🤖 AI Summary
The growing demand for AI/ML workloads has widened the gap between high-level operator abstractions and efficient low-level hardware utilization. Current approaches rely heavily on hand-tuned microkernels or domain-specific libraries to achieve near-peak performance, severely limiting scalability and developer productivity. This paper proposes an MLIR-based compiler framework featuring a novel “nanokernel composition” mechanism: it automatically synthesizes architecture-specific microkernels directly in low-level IR via hierarchical abstraction and vectorized tiling scheduling—requiring no manual intervention or external libraries. The method significantly improves register utilization and instruction-level parallelism, generating nanokernels of industrial-grade quality. On mainstream CPUs, its matrix multiplication performance matches that of state-of-the-art hand-optimized libraries (e.g., Intel MKL, OpenBLAS). This work provides the first systematic validation of compiler-driven, fully automatic generation of high-performance microkernels—demonstrating feasibility, generality, and competitiveness.
📝 Abstract
The rapidly evolving landscape of AI and machine learning workloads has widened the gap between high-level domain operations and efficient hardware utilization. Achieving near-peak performance still demands deep hardware expertise-experts either handcraft target-specific kernels (e.g., DeepSeek) or rely on specialized libraries (e.g., CUTLASS)-both of which add complexity and limit scalability for most ML practitioners.

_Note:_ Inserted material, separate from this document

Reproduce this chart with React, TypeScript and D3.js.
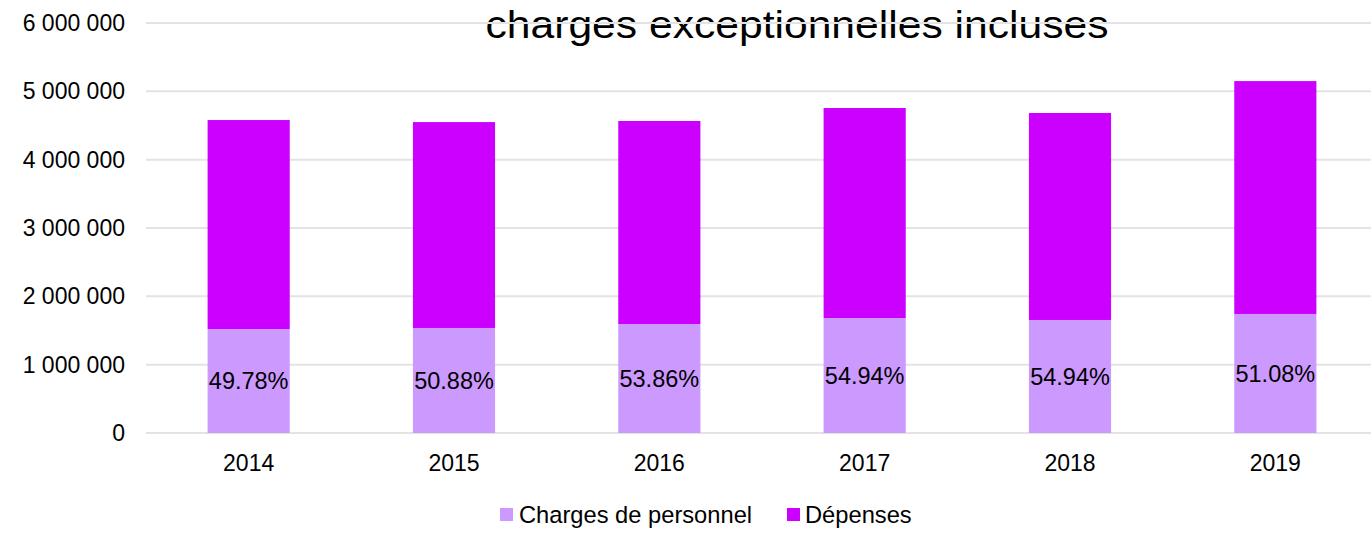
import React from 'react';
import * as d3 from 'd3';

const years = ['2014', '2015', '2016', '2017', '2018', '2019'];
const personnel = [1522000, 1537000, 1595000, 1683000, 1654000, 1742000];
const depenses = [3058000, 3013000, 2971000, 3073000, 3029000, 3408000];
const pctLabels = ['49.78%', '50.88%', '53.86%', '54.94%', '54.94%', '51.08%'];
const yTicks = [0, 1000000, 2000000, 3000000, 4000000, 5000000, 6000000];
const seriesNames = ['Charges de personnel', 'Dépenses'];

const width = 1371;
const height = 533;
const colors = ['#CC99FF', '#CC00FF'];
const font = 'Liberation Sans, Arial, sans-serif';

const fmt = (v: number) => d3.format(',')(v).replace(/,/g, ' ');

export default function App() {
  const x = d3.scaleBand().domain(years).range([146, 1378]).paddingInner(0.6).paddingOuter(0.3);
  const y = d3.scaleLinear().domain([0, 6000000]).range([433, 23]);

  const rows = years.map((yr, i) => ({ year: yr, p: personnel[i], d: depenses[i] }));
  const stacked = d3.stack<any>().keys(['p', 'd'])(rows);

  return (
    <svg width={width} height={height} style={{ position: 'absolute', left: 0, top: 0, background: '#fff' }}>
      <text x={797} y={38} textAnchor="middle" fontFamily={font} fontSize={38}
        textLength={623} lengthAdjust="spacingAndGlyphs" fill="#000">
        charges exceptionnelles incluses
      </text>
      {yTicks.map(t => (
        <g key={t}>
          <line x1={146} x2={width} y1={y(t)} y2={y(t)} stroke="#e3e3e3" strokeWidth={2} />
          <text x={125} y={y(t)} dy="0.35em" textAnchor="end" fontFamily={font} fontSize={23} fill="#000">
            {fmt(t)}
          </text>
        </g>
      ))}
      {stacked.map((s, si) => (
        <g key={si}>
          {s.map((d, i) => (
            <rect key={i} x={x(years[i])} width={x.bandwidth()} y={y(d[1])} height={y(d[0]) - y(d[1])}
              fill={colors[si]} />
          ))}
        </g>
      ))}
      {stacked[0].map((d, i) => (
        <text key={i} x={(x(years[i]) as number) + x.bandwidth() / 2} y={(y(d[0]) + y(d[1])) / 2}
          dy="0.35em" textAnchor="middle" fontFamily={font} fontSize={23.5} fill="#000">
          {pctLabels[i]}
        </text>
      ))}
      {years.map(yr => (
        <text key={yr} x={(x(yr) as number) + x.bandwidth() / 2} y={463} dy="0.35em" textAnchor="middle"
          fontFamily={font} fontSize={23} fill="#000">
          {yr}
        </text>
      ))}
      <g>
        <rect x={500} y={508} width={13} height={13} fill={colors[0]} />
        <text x={519} y={515} dy="0.35em" fontFamily={font} fontSize={23.7} fill="#000">{seriesNames[0]}</text>
        <rect x={787} y={508} width={13} height={13} fill={colors[1]} />
        <text x={805} y={515} dy="0.35em" fontFamily={font} fontSize={23.7} fill="#000">{seriesNames[1]}</text>
      </g>
    </svg>
  );
}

This paper introduces a compilation scheme that automatically generates scalable, high-performance microkernels by leveraging the MLIR dialects to bridge domain-level operations and processor capabilities. Our approach removes dependence on low-level libraries by enabling the compiler to auto-generate near-optimal code directly. At its core is a mechanism for composing nanokernels from low-level IR constructs with near-optimal register utilization, forming efficient microkernels tailored to each target. We implement this technique in an MLIR-based compiler supporting both vector and tile based CPU instructions. Experiments show that the generated nanokernels are of production-quality, and competitive with state-of-the-art microkernel libraries.